3db is 1/2 of the original signal. doing it for 7 is going to leave you with not
much signal left. probably need an amp.
Channel Vision has the product you need. Model CVT-2/8 PIA amplified splitter.
I have one cable siganl coming in to it split 6 ways (including one run to a cable modem) Some of my runs are 6-70 feet long, although I did go for HDTV quality cable when I installed it all. About $100 from any number of places on the internet.
Works like a charm
History: when the local cable company upgraded to fiber optics my signal at the TV's got worse. Actually I was surprised it worked as well as it did prior to the change, because I have three 4 way splitters in series, so the TV's off the last splitter are down about 20db from the incomming cable. The technician showed up for my low signal complaint, as was amazed that it had worked so well. All he did was add a 15db amplifier on the incomming cable, and the signal at all TV's was back to great.
New data: When I upgraded to cable modem from dial up, I asked if the modem should go at the first splitter for more signal, or before the amp for bi-directional signal flow. The technician said it didn't matter. He was right in my case. I have tried the cable modem at the first splitter, but have it installed now at the last splitter. Speeds are the same. Great performance.

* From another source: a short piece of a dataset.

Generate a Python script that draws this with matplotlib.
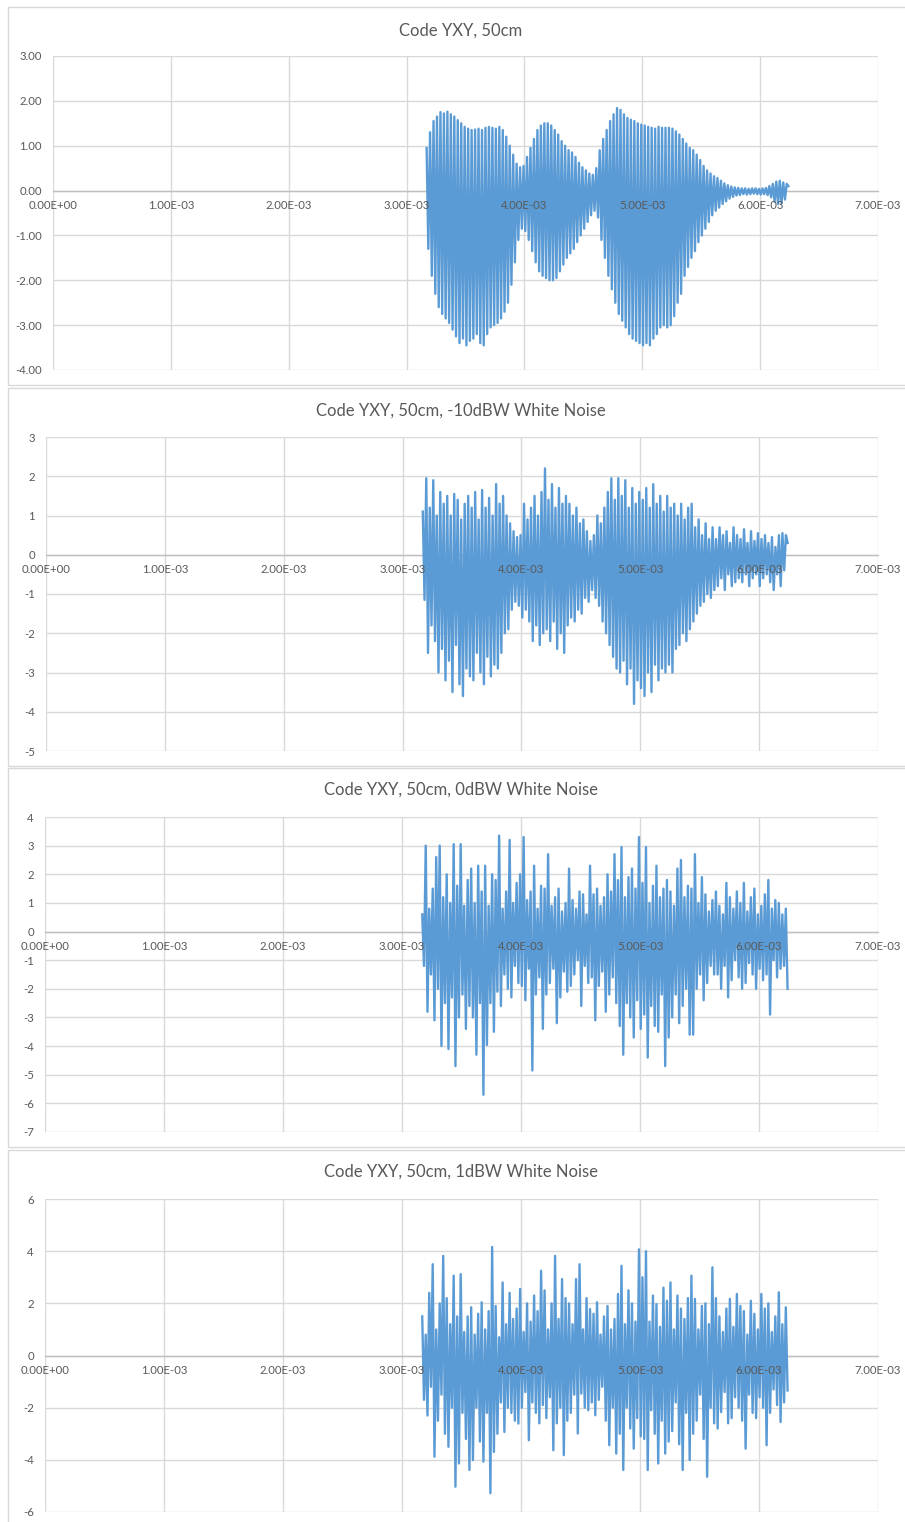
import numpy as np
import matplotlib
matplotlib.use("Agg")
import matplotlib.pyplot as plt
from matplotlib.patches import Rectangle
from matplotlib.ticker import FuncFormatter

plt.rcParams['font.family'] = ['Lato', 'DejaVu Sans']

# Dados (picos alternados alto/baixo)
t_start = 3.17e-3
t_end = 6.24e-3

titles = ["Code YXY, 50cm",
          "Code YXY, 50cm, -10dBW White Noise",
          "Code YXY, 50cm, 0dBW White Noise",
          "Code YXY, 50cm, 1dBW White Noise"]

sig_50cm = [
    0.95, -1.3, 1.3, -1.9, 1.55, -2.3, 1.65, -2.6, 1.75, -2.75, 1.72, -2.85, 1.76, -2.95,
    1.7, -3.1, 1.65, -3.25, 1.57, -3.4, 1.5, -3.3, 1.42, -3.45, 1.38, -3.35, 1.35, -3.3,
    1.36, -3.2, 1.38, -3.4, 1.35, -3.45, 1.4, -3.2, 1.42, -3.05, 1.4, -3.0, 1.38, -2.95,
    1.42, -2.85, 1.35, -2.7, 1.2, -2.5, 1.0, -2.1, 0.8, -1.6, 0.6, -1.1, 0.52, -0.85,
    0.55, -0.9, 0.75, -1.1, 0.95, -1.35, 1.15, -1.6, 1.35, -1.8, 1.45, -1.9, 1.5, -1.95,
    1.5, -2.0, 1.45, -2.0, 1.35, -1.95, 1.25, -1.8, 1.1, -1.65, 1.0, -1.5, 0.9, -1.4,
    0.85, -1.3, 0.75, -1.15, 0.62, -1.0, 0.52, -0.85, 0.45, -0.7, 0.38, -0.55, 0.35, -0.45,
    0.5, -0.6, 0.9, -1.1, 1.15, -1.5, 1.35, -1.9, 1.55, -2.2, 1.7, -2.5, 1.84, -2.75,
    1.8, -2.9, 1.7, -3.05, 1.62, -3.2, 1.58, -3.3, 1.55, -3.35, 1.5, -3.4, 1.47, -3.45,
    1.45, -3.4, 1.42, -3.45, 1.4, -3.3, 1.38, -3.2, 1.42, -3.05, 1.4, -3.0, 1.4, -3.05,
    1.4, -3.0, 1.38, -2.8, 1.32, -2.5, 1.25, -2.3, 1.15, -1.9, 1.05, -1.7, 0.95, -1.5,
    0.9, -1.35, 0.8, -1.15, 0.68, -1.0, 0.55, -0.85, 0.45, -0.7, 0.38, -0.55, 0.32, -0.45,
    0.28, -0.38, 0.22, -0.3, 0.16, -0.24, 0.12, -0.18, 0.09, -0.14, 0.07, -0.11, 0.06, -0.1,
    0.05, -0.08, 0.05, -0.09, 0.04, -0.08, 0.05, -0.07, 0.05, -0.08, 0.04, -0.09, 0.05, -0.08,
    0.06, -0.1, 0.1, -0.15, 0.15, -0.25, 0.2, -0.3, 0.22, -0.28, 0.18, -0.2, 0.15, 0.1,
]

sig_m10dbw = [
    1.1, -1.15, 1.95, -2.5, 1.2, -1.8, 1.9, -2.2, 1.0, -3.0, 1.6, -2.4, 1.3, -3.2,
    1.5, -2.7, 1.0, -3.5, 1.55, -2.3, 1.4, -3.3, 0.9, -3.6, 1.3, -2.9, 1.5, -3.1,
    1.2, -3.2, 1.6, -2.5, 0.9, -3.0, 1.65, -3.3, 1.2, -2.6, 1.45, -3.1, 1.0, -2.8,
    1.8, -2.9, 1.3, -2.5, 1.5, -2.0, 1.0, -1.9, 0.8, -1.4, 0.6, -1.2, 0.45, -1.3,
    0.5, -1.6, 1.3, -1.4, 0.9, -1.7, 1.2, -2.2, 1.5, -1.8, 1.0, -2.3, 1.6, -2.0,
    2.2, -1.9, 1.4, -2.2, 1.8, -1.7, 1.2, -2.4, 1.7, -2.0, 1.3, -2.5, 1.5, -1.8,
    1.3, -1.6, 1.0, -1.7, 1.2, -1.4, 0.8, -1.5, 0.9, -1.1, 0.6, -1.2, 0.35, -0.9,
    0.5, -1.1, 1.0, -1.3, 0.8, -1.7, 1.2, -2.0, 1.6, -2.3, 1.95, -2.6, 1.4, -2.9,
    1.95, -3.0, 1.5, -2.7, 1.9, -3.3, 1.2, -2.9, 1.7, -3.8, 1.3, -3.2, 1.6, -3.4,
    1.4, -3.6, 1.7, -3.0, 1.2, -3.5, 1.8, -2.8, 1.3, -3.2, 1.5, -2.9, 1.1, -3.0,
    1.5, -2.8, 1.2, -3.0, 1.3, -2.4, 1.0, -2.3, 1.3, -2.0, 0.9, -2.2, 1.2, -1.9,
    1.3, -1.7, 0.7, -1.5, 0.9, -1.3, 0.5, -1.2, 0.8, -1.0, 0.4, -1.1, 0.7, -0.9,
    0.4, -0.8, 0.7, -0.6, 0.5, -0.9, 0.6, -0.5, 0.3, -0.8, 0.7, -0.7, 0.5, -0.6,
    0.4, -0.7, 0.65, -0.5, 0.3, -0.8, 0.6, -0.6, 0.35, -0.5, 0.55, -0.8, 0.4, -0.6,
    0.5, -0.5, 0.3, -0.7, 0.45, -0.9, 0.2, -0.5, 0.5, -0.8, 0.55, -0.4, 0.5, 0.3,
]

sig_0dbw = [
    0.6, -1.2, 3.0, -2.8, 0.8, -1.5, 1.5, -3.1, 2.6, -2.0, 3.0, -4.0, 1.2, -2.5,
    2.0, -4.1, 1.0, -2.3, 3.05, -4.7, 1.6, -3.0, 3.05, -2.2, 0.9, -3.4, 1.8, -2.6,
    2.2, -3.0, 1.0, -4.3, 2.3, -2.5, 1.4, -5.7, 2.3, -3.96, 0.9, -2.5, 2.0, -3.5,
    1.8, -2.1, 3.35, -2.6, 0.8, -1.5, 1.4, -2.0, 3.2, -2.3, 1.0, -1.2, 1.7, -1.8,
    2.0, -1.9, 3.3, -2.4, 1.1, -1.3, 1.4, -4.85, 2.3, -2.2, 0.8, -1.6, 1.6, -3.4,
    1.5, -2.2, 2.7, -1.8, 0.9, -1.3, 1.2, -3.2, 1.5, -2.3, 0.7, -1.4, 1.0, -2.1,
    2.2, -1.9, 1.1, -1.5, 0.8, -1.0, 1.4, -2.6, 1.3, -1.2, 0.6, -1.8, 2.3, -1.6,
    1.3, -3.1, 1.5, -1.9, 0.9, -1.4, 1.2, -2.8, 2.0, -2.2, 1.4, -1.6, 2.7, -2.5,
    1.8, -3.3, 2.95, -4.3, 1.2, -2.5, 1.9, -3.0, 2.2, -3.7, 1.5, -2.4, 3.3, -3.4,
    1.7, -2.9, 2.95, -4.4, 1.0, -2.6, 1.6, -3.3, 2.3, -3.5, 1.2, -2.2, 1.5, -4.7,
    1.8, -3.7, 1.4, -3.0, 0.9, -2.2, 2.2, -3.2, 2.5, -2.6, 1.2, -2.0, 1.6, -3.6,
    1.5, -3.6, 2.7, -2.0, 1.0, -1.5, 1.9, -2.4, 1.3, -1.8, 0.7, -1.2, 1.1, -1.5,
    1.4, -1.5, 0.9, -2.0, 0.6, -1.2, 1.7, -2.3, 1.2, -1.7, 0.8, -1.0, 1.4, -1.6,
    1.0, -2.0, 1.7, -1.8, 0.7, -1.1, 1.2, -1.5, 1.5, -2.0, 0.6, -1.3, 0.9, -1.7,
    1.3, -1.5, 1.8, -2.9, 0.8, -1.0, 1.1, -1.6, 1.0, -1.3, 0.6, -1.2, 0.8, -2.0,
]

sig_1dbw = [
    1.5, -1.7, 0.8, -2.3, 2.4, -1.2, 3.5, -3.88, 1.0, -2.5, 2.0, -1.5, 3.82, -3.0,
    2.2, -3.5, 1.2, -2.0, 3.06, -5.03, 1.5, -4.14, 3.12, -2.2, 0.9, -3.2, 1.5, -4.39,
    1.85, -4.01, 0.8, -2.0, 1.6, -3.3, 2.04, -4.07, 1.0, -2.2, 1.7, -5.28, 4.16, -3.7,
    1.9, -3.0, 0.7, -1.8, 2.8, -2.93, 1.2, -2.0, 2.4, -2.2, 1.4, -2.5, 1.8, -2.61,
    2.55, -2.0, 0.9, -1.4, 2.0, -3.25, 1.3, -1.8, 2.3, -2.2, 1.7, -2.6, 3.25, -1.9,
    2.5, -2.4, 1.0, -1.6, 2.0, -3.63, 3.82, -2.6, 1.4, -2.0, 2.93, -3.82, 2.2, -2.5,
    2.0, -2.2, 1.2, -1.5, 2.93, -2.99, 3.5, -1.46, 1.0, -2.0, 2.2, -2.1, 1.78, -1.8,
    1.6, -2.29, 2.04, -1.7, 0.8, -1.2, 1.5, -2.5, 1.9, -3.44, 1.0, -2.0, 1.4, -3.76,
    2.36, -3.0, 3.44, -4.39, 1.2, -2.0, 2.5, -2.8, 2.0, -3.57, 1.3, -2.4, 4.07, -3.1,
    3.0, -3.2, 4.0, -4.39, 1.3, -2.1, 2.3, -3.0, 1.97, -4.14, 1.1, -2.5, 2.6, -3.76,
    2.1, -3.3, 2.8, -2.9, 1.0, -1.8, 2.3, -3.4, 1.8, -4.39, 1.4, -2.2, 2.2, -4.01,
    3.06, -3.0, 2.17, -2.5, 1.0, -1.5, 1.9, -3.2, 2.0, -4.65, 1.2, -2.0, 3.38, -2.6,
    2.2, -2.8, 1.5, -2.17, 0.9, -1.4, 1.8, -2.6, 2.17, -2.4, 1.1, -1.6, 2.36, -2.0,
    1.9, -2.5, 1.7, -3.57, 0.8, -1.5, 2.1, -2.2, 1.6, -2.4, 1.0, -1.6, 2.36, -2.0,
    1.8, -3.44, 2.0, -2.2, 0.9, -1.3, 1.5, -1.9, 2.42, -2.55, 1.2, -1.8, 1.85, -1.34,
]

signals = [sig_50cm, sig_m10dbw, sig_0dbw, sig_1dbw]
y_limits = [(-4, 3), (-5, 3), (-7, 4), (-6, 6)]
y_steps = [1, 1, 1, 2]
y_formats = ["{:.2f}", "{:.0f}", "{:.0f}", "{:.0f}"]
x_ticks = [0, 1e-3, 2e-3, 3e-3, 4e-3, 5e-3, 6e-3, 7e-3]

# posicoes em pixels: (esquerda, topo, base) da area do grafico, (topo, base) do painel
W, H = 905, 1522
plot_px = [(53, 56, 370), (46, 437, 751), (45, 817, 1132), (45, 1199, 1512)]
panel_px = [(7, 385), (388, 766), (768, 1147), (1150, 1530)]
title_y = [31, 411, 790, 1172]

grid_col = "#D9D9D9"
text_col = "#595959"
line_col = "#5B9BD5"

fig = plt.figure(figsize=(W / 100, H / 100), dpi=100)

for i in range(4):
    top_p, bot_p = panel_px[i]
    fig.patches.append(Rectangle((8 / W, 1 - bot_p / H), (W + 5 - 8) / W, (bot_p - top_p) / H,
                                 transform=fig.transFigure, fill=False,
                                 edgecolor=grid_col, linewidth=1.0))

    left, top, bot = plot_px[i]
    ax = fig.add_axes([left / W, 1 - bot / H, (878 - left) / W, (bot - top) / H])

    vals = signals[i]
    t = np.linspace(t_start, t_end, len(vals))
    ax.plot(t, vals, color=line_col, linewidth=1.7, zorder=3)

    lo, hi = y_limits[i]
    ax.set_xlim(0, 7e-3)
    ax.set_ylim(lo, hi)
    ax.set_xticks(x_ticks)
    ax.set_yticks(np.arange(lo, hi + 0.01, y_steps[i]))
    fmt = y_formats[i]
    ax.yaxis.set_major_formatter(FuncFormatter(lambda v, p, f=fmt: f.format(v)))
    ax.tick_params(axis='x', labelbottom=False)

    ax.grid(True, color=grid_col, linewidth=1.0, zorder=0)
    ax.set_axisbelow(True)
    for s in ['top', 'right', 'left']:
        ax.spines[s].set_visible(False)
    ax.spines['bottom'].set_position(('data', 0))
    ax.spines['bottom'].set_color("#BFBFBF")
    ax.spines['bottom'].set_linewidth(1.0)
    ax.spines['bottom'].set_zorder(1)
    ax.tick_params(axis='both', length=0, labelsize=8.2, labelcolor=text_col)
    ax.tick_params(axis='y', pad=8)

    # rotulos do eixo x junto da linha do zero, por cima da serie
    for xt in x_ticks:
        ax.annotate("%.2E" % xt, xy=(xt, 0), xytext=(0, -7), textcoords='offset points',
                    ha='center', va='top', fontsize=8.2, color=text_col,
                    annotation_clip=False, zorder=5)

    fig.text(461 / W, 1 - title_y[i] / H, titles[i], ha='center', va='center',
             fontsize=12, color=text_col)

fig.savefig("out.png", dpi=100)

So the amplifier does not interfere with data signals going backwards through it.
Frank DuVal
To split that many ways you need an amplifier.
The computer connection should be treated "special", with less splitting than others, and either should be on the "outside" of the amplifier or you need a special (bidirectional) amplifier that can handle computer connections.
Simplest: Go from the incoming line into a 2-way splitter. From there to the computer modem with one output and the amplifier with the other. Get an amplifier with at least 4 outputs (maybe you can find one with 6 or 8), then add 2-way splitters to two of them (if only four outputs) to get you up to the six you need.
Use quality cable and connectors (though don't waste money on gold-plated Monster crap).
Terminate any unused outputs with a 75-ohm terminator.